Chief prosecutor for the United Nations war crimes tribunal, Serge Brammertz, will himself be in court Friday when Mladic will be asked to enter a plea to charges of genocide, murder and persecution.
"He was the most powerful military figure in Bosnia during the war," said Brammertz. "He’s charged with crimes that shock the conscience of the international community. These crimes symbolize the brutality of the war in Bosnia and Herzegovina."
They include the three-year siege of the Bosnian capital, Sarajevo, and the 1995 Srebrenica massacre of some 8,000 Muslim men and boys.
Tribunal registrar John Hocking met Mladic at Rotterdam’s airport Tuesday night, accompanied by a doctor and an interpreter.
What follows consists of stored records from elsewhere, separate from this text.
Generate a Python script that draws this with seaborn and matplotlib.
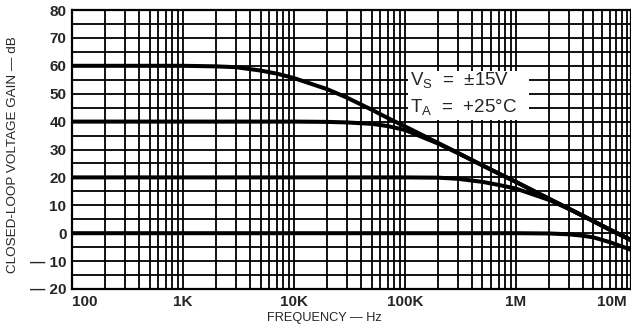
import numpy as np
import pandas as pd
import matplotlib
matplotlib.use("Agg")
import matplotlib.pyplot as plt
import seaborn as sns
from matplotlib.patches import Rectangle
from matplotlib.ticker import FixedLocator, NullFormatter

sns.set_style("white")
plt.rcParams["font.family"] = ["Liberation Sans", "DejaVu Sans"]

# Frequency points (Hz) shared by every curve
freq = [100, 1e3, 2e3, 3e3, 5e3, 7e3, 10e3, 20e3, 30e3, 50e3, 70e3,
        100e3, 200e3, 300e3, 500e3, 700e3, 1e6, 2e6, 3e6, 4e6, 5e6,
        7e6, 10e6, 10.9e6]

# Closed-loop gain (dB) for each configured gain
gain_60 = [60, 60, 59.8, 59.5, 58.3, 57.2, 55.6, 51.6, 48.6, 44.3, 41.3,
           38.3, 32.3, 28.8, 24.3, 21.4, 18.4, 12.3, 8.8, 6.3, 4.3,
           1.3, -1.7, -2.5]
gain_40 = [40, 40, 40, 40, 40, 40, 40, 39.9, 39.7, 39.2, 38.4,
           37.0, 32.1, 28.7, 24.3, 21.4, 18.4, 12.3, 8.8, 6.3, 4.3,
           1.3, -1.7, -2.5]
gain_20 = [20, 20, 20, 20, 20, 20, 20, 20, 20, 20, 20,
           20, 19.9, 19.5, 18.4, 17.3, 16.0, 11.9, 8.7, 6.2, 4.3,
           1.3, -1.7, -2.5]
gain_0 = [0, 0, 0, 0, 0, 0, 0, 0, 0, 0, 0,
          0, 0, 0, 0, 0, 0, -0.1, -0.4, -0.9, -1.5,
          -3.2, -5.4, -6.0]

x_ticks = [100, 1e3, 1e4, 1e5, 1e6, 1e7]
x_labels = ["100", "1K", "10K", "100K", "1M", "10M"]
y_ticks = [80, 70, 60, 50, 40, 30, 20, 10, 0, -10, -20]
y_labels = ["80", "70", "60", "50", "40", "30", "20", "10", "0", "\u2014 10", "\u2014 20"]

df = pd.concat([
    pd.DataFrame({"freq": freq, "gain": g, "curve": name})
    for name, g in [("60", gain_60), ("40", gain_40), ("20", gain_20), ("0", gain_0)]
])

fig = plt.figure(figsize=(6.31, 3.28), dpi=100)
ax = fig.add_axes([72 / 631, 39 / 328, 559 / 631, 279 / 328])

ax.set_xscale("log")
ax.set_xlim(100, 10.9e6)
ax.set_ylim(-20, 80)

# Log grid: every 1..9 per decade, horizontal every 5 dB
vgrid = [m * 10 ** d for d in range(2, 8) for m in range(1, 10) if m * 10 ** d <= 10.9e6]
for xv in vgrid:
    ax.axvline(xv, color="black", lw=1.3, zorder=1)
for yv in np.arange(-20, 81, 5):
    ax.axhline(yv, color="black", lw=1.3, zorder=1)

# Blank area behind the test-condition legend
ax.add_patch(Rectangle((1.07e5, 40.4), 1.3e6 - 1.07e5, 58.2 - 40.4,
                       facecolor="white", edgecolor="none", zorder=2))

sns.lineplot(data=df, x="freq", y="gain", units="curve", estimator=None,
             color="black", lw=2.9, sort=False, ax=ax, zorder=3)

ax.text(1.12e5, 54.6, "V$_\\mathregular{S}$  =  \u00b115V", fontsize=13.5,
        va="center", ha="left", zorder=4)
ax.text(1.12e5, 45.0, "T$_\\mathregular{A}$  =  +25\u00b0C", fontsize=13.5,
        va="center", ha="left", zorder=4)

ax.xaxis.set_major_locator(FixedLocator(x_ticks))
ax.set_xticklabels(x_labels)
ax.xaxis.set_minor_formatter(NullFormatter())
ax.set_yticks(y_ticks)
ax.set_yticklabels(y_labels)
ax.tick_params(axis="both", which="both", length=0, labelsize=11, pad=4)
for lab in ax.get_xticklabels() + ax.get_yticklabels():
    lab.set_fontweight("bold")
xlabs = ax.get_xticklabels()
xlabs[0].set_horizontalalignment("left")
xlabs[-1].set_horizontalalignment("right")

ax.set_xlabel("FREQUENCY \u2014 Hz", fontsize=9.2)
ax.xaxis.set_label_coords(0.451, -0.084)
ax.set_ylabel("CLOSED-LOOP VOLTAGE GAIN \u2014 dB", fontsize=9.7)
ax.yaxis.set_label_coords(-0.094, 0.48)

for sp in ax.spines.values():
    sp.set_color("black")
    sp.set_linewidth(1.6)

fig.savefig("out.png", dpi=100)
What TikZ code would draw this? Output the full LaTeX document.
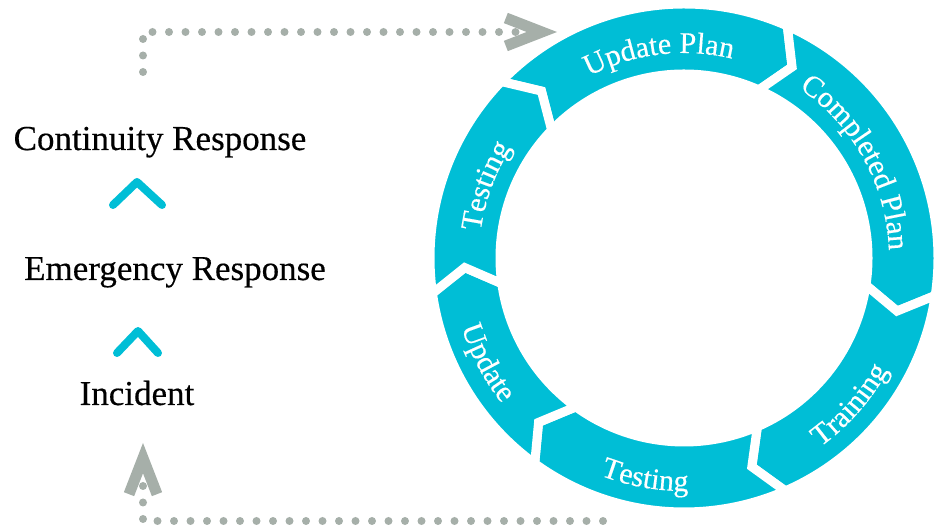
\documentclass[tikz,border=0pt]{standalone}
\usepackage{fontspec}
\setmainfont{Liberation Serif}[FakeBold=0.4]
\usetikzlibrary{arrows.meta,decorations.text}
\definecolor{ringteal}{RGB}{0,190,214}
\definecolor{dotgray}{RGB}{166,175,169}
\newcommand\ringfont{\color{white}\fontsize{30}{36}\selectfont}

\begin{document}
\begin{tikzpicture}[x=1pt,y=1pt,
    lefttext/.style={font=\fontsize{35}{42}\selectfont, anchor=base, inner sep=0pt},
    chev/.style={draw=ringteal, line width=8pt, line cap=round, line join=round},
    dotline/.style={draw=dotgray, line width=8pt, line cap=round, dash pattern=on 0pt off 16.5pt,
        -{Straight Barb[length=36pt,width=28pt,line width=11pt]}},
    seg/.style={fill=ringteal, draw=white, line width=9pt, line join=miter}]
    \useasboundingbox (0,0) rectangle (945,529);

    % Ring
    \begin{scope}[shift={(684,271)}]
        \foreach \a/\b in {136/66, 66/-8.5, -8.5/-66.5, -66.5/-126, -126/-172, 188/136} {
            \path[seg] (\a:254) arc[start angle=\a, end angle=\b, radius=254]
                -- ({\b-5.5}:219.5) -- (\b:184) arc[start angle=\b, end angle=\a, radius=184]
                -- ({\a-5.5}:219.5) -- cycle;
        }
        \foreach \ts/\te/\rr/\lab in {127/67/205/Update Plan, 64/-6/205/Completed Plan,
                -76/-7/233/Training, -134/-66/233/Testing, -186/-118/233/Update, 195/125/205/Testing} {
            \path[decorate, decoration={text along path, text align=center,
                text/.expanded={|\noexpand\ringfont|\lab}}]
                (\ts:\rr) arc[start angle=\ts, end angle=\te, radius=\rr];
        }
    \end{scope}

    % Steps
    \node[lefttext] (cont) at (160,379) {Continuity Response};
    \node[lefttext] (emr) at (175,249) {Emergency Response};
    \node[lefttext] (inc) at (137,124) {Incident};
    \draw[chev] (113,324) -- (137,347) -- (162,324);
    \draw[chev] (117,176) -- (138,198) -- (158,176);

    % Loops
    \coordinate (botstart) at (603,8);
    \coordinate (incin) at (143,86);
    \draw[dotline] (botstart) -| (incin);
    \coordinate (contout) at (143,457);
    \coordinate (planin) at (557,497);
    \draw[dotline] (contout) |- (planin);
\end{tikzpicture}
\end{document}
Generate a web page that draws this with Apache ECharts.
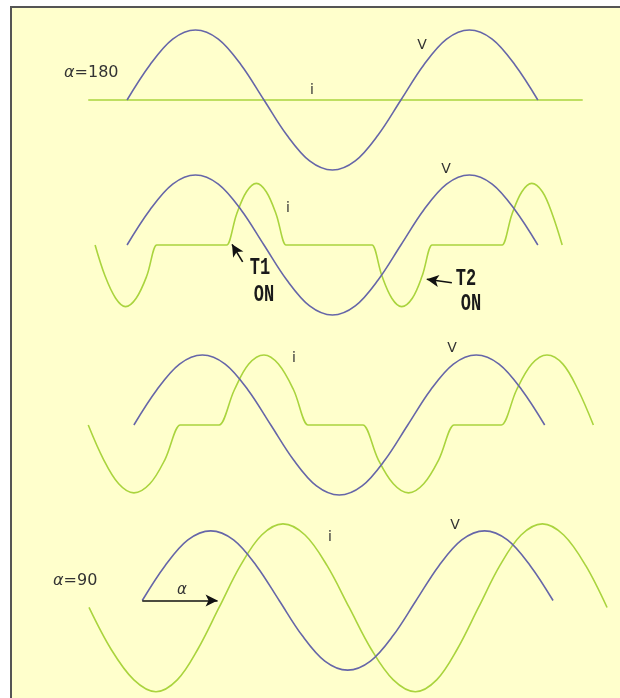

Hocking said the former Bosnian Serb military leader listened carefully and understood the documents he was presented with, as well as the rules of the court.
"He was extremely cooperative," said Hocking. "We explained to the detainees the privileges they have, for example in relation to communications, telephone calls, visitor rights, their rights to see consular representatives. And this procedure went very smoothly. It was a very cooperative and very smooth induction process."
Citing the right to privacy, Hocking did not give specifics about Mladic’s health. But he said the general's health is good enough for now - both mentally and physically - to proceed to court on Friday.